═════ Data provided

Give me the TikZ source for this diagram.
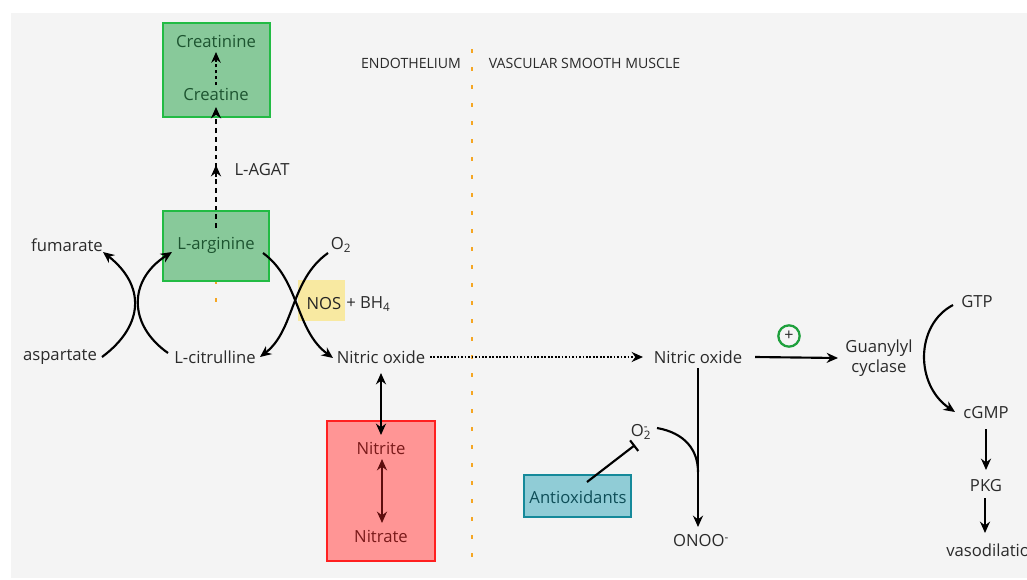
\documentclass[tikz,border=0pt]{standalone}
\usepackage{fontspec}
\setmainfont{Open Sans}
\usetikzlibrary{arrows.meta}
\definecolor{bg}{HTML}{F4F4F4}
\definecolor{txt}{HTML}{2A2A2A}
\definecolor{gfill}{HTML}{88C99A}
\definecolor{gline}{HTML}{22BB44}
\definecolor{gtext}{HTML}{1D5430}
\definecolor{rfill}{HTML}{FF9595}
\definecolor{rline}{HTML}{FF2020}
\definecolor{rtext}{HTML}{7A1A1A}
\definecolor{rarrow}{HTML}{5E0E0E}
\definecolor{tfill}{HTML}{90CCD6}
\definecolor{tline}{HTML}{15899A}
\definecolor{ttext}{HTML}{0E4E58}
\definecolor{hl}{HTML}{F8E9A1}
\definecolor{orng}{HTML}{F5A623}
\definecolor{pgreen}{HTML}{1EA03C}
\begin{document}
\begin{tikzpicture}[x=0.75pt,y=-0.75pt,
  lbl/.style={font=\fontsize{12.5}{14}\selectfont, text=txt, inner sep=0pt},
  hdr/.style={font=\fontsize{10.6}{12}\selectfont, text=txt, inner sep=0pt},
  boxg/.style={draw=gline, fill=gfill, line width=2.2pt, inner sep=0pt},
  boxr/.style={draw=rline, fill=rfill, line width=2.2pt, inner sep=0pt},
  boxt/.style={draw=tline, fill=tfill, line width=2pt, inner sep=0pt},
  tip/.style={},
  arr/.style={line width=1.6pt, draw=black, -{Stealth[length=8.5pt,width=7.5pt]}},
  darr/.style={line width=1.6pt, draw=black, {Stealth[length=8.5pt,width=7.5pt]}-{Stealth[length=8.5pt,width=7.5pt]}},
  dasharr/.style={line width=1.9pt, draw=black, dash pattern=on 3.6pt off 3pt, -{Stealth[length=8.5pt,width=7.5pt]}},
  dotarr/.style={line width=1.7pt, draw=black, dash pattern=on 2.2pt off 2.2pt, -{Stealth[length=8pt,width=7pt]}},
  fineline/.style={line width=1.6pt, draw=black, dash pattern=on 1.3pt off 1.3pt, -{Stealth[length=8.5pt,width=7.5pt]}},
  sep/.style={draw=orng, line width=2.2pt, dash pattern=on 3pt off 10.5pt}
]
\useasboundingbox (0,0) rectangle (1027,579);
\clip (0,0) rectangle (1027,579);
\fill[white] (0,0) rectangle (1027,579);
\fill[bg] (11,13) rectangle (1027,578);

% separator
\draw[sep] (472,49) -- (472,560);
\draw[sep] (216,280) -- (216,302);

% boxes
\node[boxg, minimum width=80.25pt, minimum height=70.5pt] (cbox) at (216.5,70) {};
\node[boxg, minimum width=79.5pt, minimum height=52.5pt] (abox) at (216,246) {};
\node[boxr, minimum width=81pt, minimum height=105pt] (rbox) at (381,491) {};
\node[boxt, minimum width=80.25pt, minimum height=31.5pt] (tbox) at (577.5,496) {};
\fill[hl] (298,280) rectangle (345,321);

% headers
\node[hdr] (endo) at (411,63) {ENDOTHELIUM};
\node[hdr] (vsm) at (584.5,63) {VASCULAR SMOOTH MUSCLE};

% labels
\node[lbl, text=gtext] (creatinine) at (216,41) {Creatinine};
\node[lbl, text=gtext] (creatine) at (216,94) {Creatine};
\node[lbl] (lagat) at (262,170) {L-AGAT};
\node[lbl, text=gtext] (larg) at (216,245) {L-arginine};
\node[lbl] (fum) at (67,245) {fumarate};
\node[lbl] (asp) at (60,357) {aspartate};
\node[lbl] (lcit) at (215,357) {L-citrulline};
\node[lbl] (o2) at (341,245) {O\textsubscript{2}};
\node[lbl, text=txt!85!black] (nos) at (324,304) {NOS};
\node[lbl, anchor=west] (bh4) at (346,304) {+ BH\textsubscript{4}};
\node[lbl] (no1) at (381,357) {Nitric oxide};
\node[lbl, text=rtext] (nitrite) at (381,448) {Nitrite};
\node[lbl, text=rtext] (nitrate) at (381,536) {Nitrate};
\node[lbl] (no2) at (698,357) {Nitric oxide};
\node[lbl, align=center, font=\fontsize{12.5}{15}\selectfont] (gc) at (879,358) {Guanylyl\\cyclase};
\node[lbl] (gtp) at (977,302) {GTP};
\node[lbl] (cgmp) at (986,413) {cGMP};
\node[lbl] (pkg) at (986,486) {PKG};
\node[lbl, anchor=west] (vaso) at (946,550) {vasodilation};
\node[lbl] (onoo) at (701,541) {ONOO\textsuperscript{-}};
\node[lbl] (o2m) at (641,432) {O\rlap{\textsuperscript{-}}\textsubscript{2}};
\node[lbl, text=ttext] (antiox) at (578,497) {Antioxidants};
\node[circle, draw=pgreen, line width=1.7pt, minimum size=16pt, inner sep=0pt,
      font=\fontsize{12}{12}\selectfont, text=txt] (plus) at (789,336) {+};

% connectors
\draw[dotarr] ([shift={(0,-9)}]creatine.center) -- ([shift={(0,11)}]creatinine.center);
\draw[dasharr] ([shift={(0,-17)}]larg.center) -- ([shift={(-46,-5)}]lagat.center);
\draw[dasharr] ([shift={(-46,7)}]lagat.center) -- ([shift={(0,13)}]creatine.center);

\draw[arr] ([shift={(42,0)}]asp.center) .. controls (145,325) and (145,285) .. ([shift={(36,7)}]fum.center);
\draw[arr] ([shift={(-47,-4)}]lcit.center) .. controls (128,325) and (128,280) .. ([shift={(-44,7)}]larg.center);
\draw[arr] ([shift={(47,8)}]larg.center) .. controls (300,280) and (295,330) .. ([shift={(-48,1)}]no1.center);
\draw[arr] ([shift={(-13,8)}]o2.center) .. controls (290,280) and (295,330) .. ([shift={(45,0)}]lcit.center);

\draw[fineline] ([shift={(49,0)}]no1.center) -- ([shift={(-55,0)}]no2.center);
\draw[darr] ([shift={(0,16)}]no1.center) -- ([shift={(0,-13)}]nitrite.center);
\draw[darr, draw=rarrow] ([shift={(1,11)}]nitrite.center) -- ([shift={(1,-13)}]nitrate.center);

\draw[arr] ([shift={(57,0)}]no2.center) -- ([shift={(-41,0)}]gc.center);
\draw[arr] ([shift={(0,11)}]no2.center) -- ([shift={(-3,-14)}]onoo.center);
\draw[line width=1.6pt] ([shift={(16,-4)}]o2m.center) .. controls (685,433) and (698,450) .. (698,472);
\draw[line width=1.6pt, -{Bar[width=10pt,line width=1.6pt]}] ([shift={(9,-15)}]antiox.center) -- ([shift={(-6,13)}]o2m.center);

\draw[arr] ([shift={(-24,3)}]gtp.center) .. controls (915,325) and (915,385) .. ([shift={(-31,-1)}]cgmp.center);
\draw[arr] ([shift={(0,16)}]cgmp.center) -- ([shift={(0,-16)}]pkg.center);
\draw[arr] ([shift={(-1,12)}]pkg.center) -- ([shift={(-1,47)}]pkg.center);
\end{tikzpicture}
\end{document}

══════════

Go through the data above and transcribe it in full, omitting any image.

Final result:
Give me the TikZ source for this diagram.
\documentclass[tikz,border=0pt]{standalone}
\usepackage{fontspec}
\setmainfont{Open Sans}
\usetikzlibrary{arrows.meta}
\definecolor{bg}{HTML}{F4F4F4}
\definecolor{txt}{HTML}{2A2A2A}
\definecolor{gfill}{HTML}{88C99A}
\definecolor{gline}{HTML}{22BB44}
\definecolor{gtext}{HTML}{1D5430}
\definecolor{rfill}{HTML}{FF9595}
\definecolor{rline}{HTML}{FF2020}
\definecolor{rtext}{HTML}{7A1A1A}
\definecolor{rarrow}{HTML}{5E0E0E}
\definecolor{tfill}{HTML}{90CCD6}
\definecolor{tline}{HTML}{15899A}
\definecolor{ttext}{HTML}{0E4E58}
\definecolor{hl}{HTML}{F8E9A1}
\definecolor{orng}{HTML}{F5A623}
\definecolor{pgreen}{HTML}{1EA03C}
\begin{document}
\begin{tikzpicture}[x=0.75pt,y=-0.75pt,
  lbl/.style={font=\fontsize{12.5}{14}\selectfont, text=txt, inner sep=0pt},
  hdr/.style={font=\fontsize{10.6}{12}\selectfont, text=txt, inner sep=0pt},
  boxg/.style={draw=gline, fill=gfill, line width=2.2pt, inner sep=0pt},
  boxr/.style={draw=rline, fill=rfill, line width=2.2pt, inner sep=0pt},
  boxt/.style={draw=tline, fill=tfill, line width=2pt, inner sep=0pt},
  tip/.style={},
  arr/.style={line width=1.6pt, draw=black, -{Stealth[length=8.5pt,width=7.5pt]}},
  darr/.style={line width=1.6pt, draw=black, {Stealth[length=8.5pt,width=7.5pt]}-{Stealth[length=8.5pt,width=7.5pt]}},
  dasharr/.style={line width=1.9pt, draw=black, dash pattern=on 3.6pt off 3pt, -{Stealth[length=8.5pt,width=7.5pt]}},
  dotarr/.style={line width=1.7pt, draw=black, dash pattern=on 2.2pt off 2.2pt, -{Stealth[length=8pt,width=7pt]}},
  fineline/.style={line width=1.6pt, draw=black, dash pattern=on 1.3pt off 1.3pt, -{Stealth[length=8.5pt,width=7.5pt]}},
  sep/.style={draw=orng, line width=2.2pt, dash pattern=on 3pt off 10.5pt}
]
\useasboundingbox (0,0) rectangle (1027,579);
\clip (0,0) rectangle (1027,579);
\fill[white] (0,0) rectangle (1027,579);
\fill[bg] (11,13) rectangle (1027,578);

% separator
\draw[sep] (472,49) -- (472,560);
\draw[sep] (216,280) -- (216,302);

% boxes
\node[boxg, minimum width=80.25pt, minimum height=70.5pt] (cbox) at (216.5,70) {};
\node[boxg, minimum width=79.5pt, minimum height=52.5pt] (abox) at (216,246) {};
\node[boxr, minimum width=81pt, minimum height=105pt] (rbox) at (381,491) {};
\node[boxt, minimum width=80.25pt, minimum height=31.5pt] (tbox) at (577.5,496) {};
\fill[hl] (298,280) rectangle (345,321);

% headers
\node[hdr] (endo) at (411,63) {ENDOTHELIUM};
\node[hdr] (vsm) at (584.5,63) {VASCULAR SMOOTH MUSCLE};

% labels
\node[lbl, text=gtext] (creatinine) at (216,41) {Creatinine};
\node[lbl, text=gtext] (creatine) at (216,94) {Creatine};
\node[lbl] (lagat) at (262,170) {L-AGAT};
\node[lbl, text=gtext] (larg) at (216,245) {L-arginine};
\node[lbl] (fum) at (67,245) {fumarate};
\node[lbl] (asp) at (60,357) {aspartate};
\node[lbl] (lcit) at (215,357) {L-citrulline};
\node[lbl] (o2) at (341,245) {O\textsubscript{2}};
\node[lbl, text=txt!85!black] (nos) at (324,304) {NOS};
\node[lbl, anchor=west] (bh4) at (346,304) {+ BH\textsubscript{4}};
\node[lbl] (no1) at (381,357) {Nitric oxide};
\node[lbl, text=rtext] (nitrite) at (381,448) {Nitrite};
\node[lbl, text=rtext] (nitrate) at (381,536) {Nitrate};
\node[lbl] (no2) at (698,357) {Nitric oxide};
\node[lbl, align=center, font=\fontsize{12.5}{15}\selectfont] (gc) at (879,358) {Guanylyl\\cyclase};
\node[lbl] (gtp) at (977,302) {GTP};
\node[lbl] (cgmp) at (986,413) {cGMP};
\node[lbl] (pkg) at (986,486) {PKG};
\node[lbl, anchor=west] (vaso) at (946,550) {vasodilation};
\node[lbl] (onoo) at (701,541) {ONOO\textsuperscript{-}};
\node[lbl] (o2m) at (641,432) {O\rlap{\textsuperscript{-}}\textsubscript{2}};
\node[lbl, text=ttext] (antiox) at (578,497) {Antioxidants};
\node[circle, draw=pgreen, line width=1.7pt, minimum size=16pt, inner sep=0pt,
      font=\fontsize{12}{12}\selectfont, text=txt] (plus) at (789,336) {+};

% connectors
\draw[dotarr] ([shift={(0,-9)}]creatine.center) -- ([shift={(0,11)}]creatinine.center);
\draw[dasharr] ([shift={(0,-17)}]larg.center) -- ([shift={(-46,-5)}]lagat.center);
\draw[dasharr] ([shift={(-46,7)}]lagat.center) -- ([shift={(0,13)}]creatine.center);

\draw[arr] ([shift={(42,0)}]asp.center) .. controls (145,325) and (145,285) .. ([shift={(36,7)}]fum.center);
\draw[arr] ([shift={(-47,-4)}]lcit.center) .. controls (128,325) and (128,280) .. ([shift={(-44,7)}]larg.center);
\draw[arr] ([shift={(47,8)}]larg.center) .. controls (300,280) and (295,330) .. ([shift={(-48,1)}]no1.center);
\draw[arr] ([shift={(-13,8)}]o2.center) .. controls (290,280) and (295,330) .. ([shift={(45,0)}]lcit.center);

\draw[fineline] ([shift={(49,0)}]no1.center) -- ([shift={(-55,0)}]no2.center);
\draw[darr] ([shift={(0,16)}]no1.center) -- ([shift={(0,-13)}]nitrite.center);
\draw[darr, draw=rarrow] ([shift={(1,11)}]nitrite.center) -- ([shift={(1,-13)}]nitrate.center);

\draw[arr] ([shift={(57,0)}]no2.center) -- ([shift={(-41,0)}]gc.center);
\draw[arr] ([shift={(0,11)}]no2.center) -- ([shift={(-3,-14)}]onoo.center);
\draw[line width=1.6pt] ([shift={(16,-4)}]o2m.center) .. controls (685,433) and (698,450) .. (698,472);
\draw[line width=1.6pt, -{Bar[width=10pt,line width=1.6pt]}] ([shift={(9,-15)}]antiox.center) -- ([shift={(-6,13)}]o2m.center);

\draw[arr] ([shift={(-24,3)}]gtp.center) .. controls (915,325) and (915,385) .. ([shift={(-31,-1)}]cgmp.center);
\draw[arr] ([shift={(0,16)}]cgmp.center) -- ([shift={(0,-16)}]pkg.center);
\draw[arr] ([shift={(-1,12)}]pkg.center) -- ([shift={(-1,47)}]pkg.center);
\end{tikzpicture}
\end{document}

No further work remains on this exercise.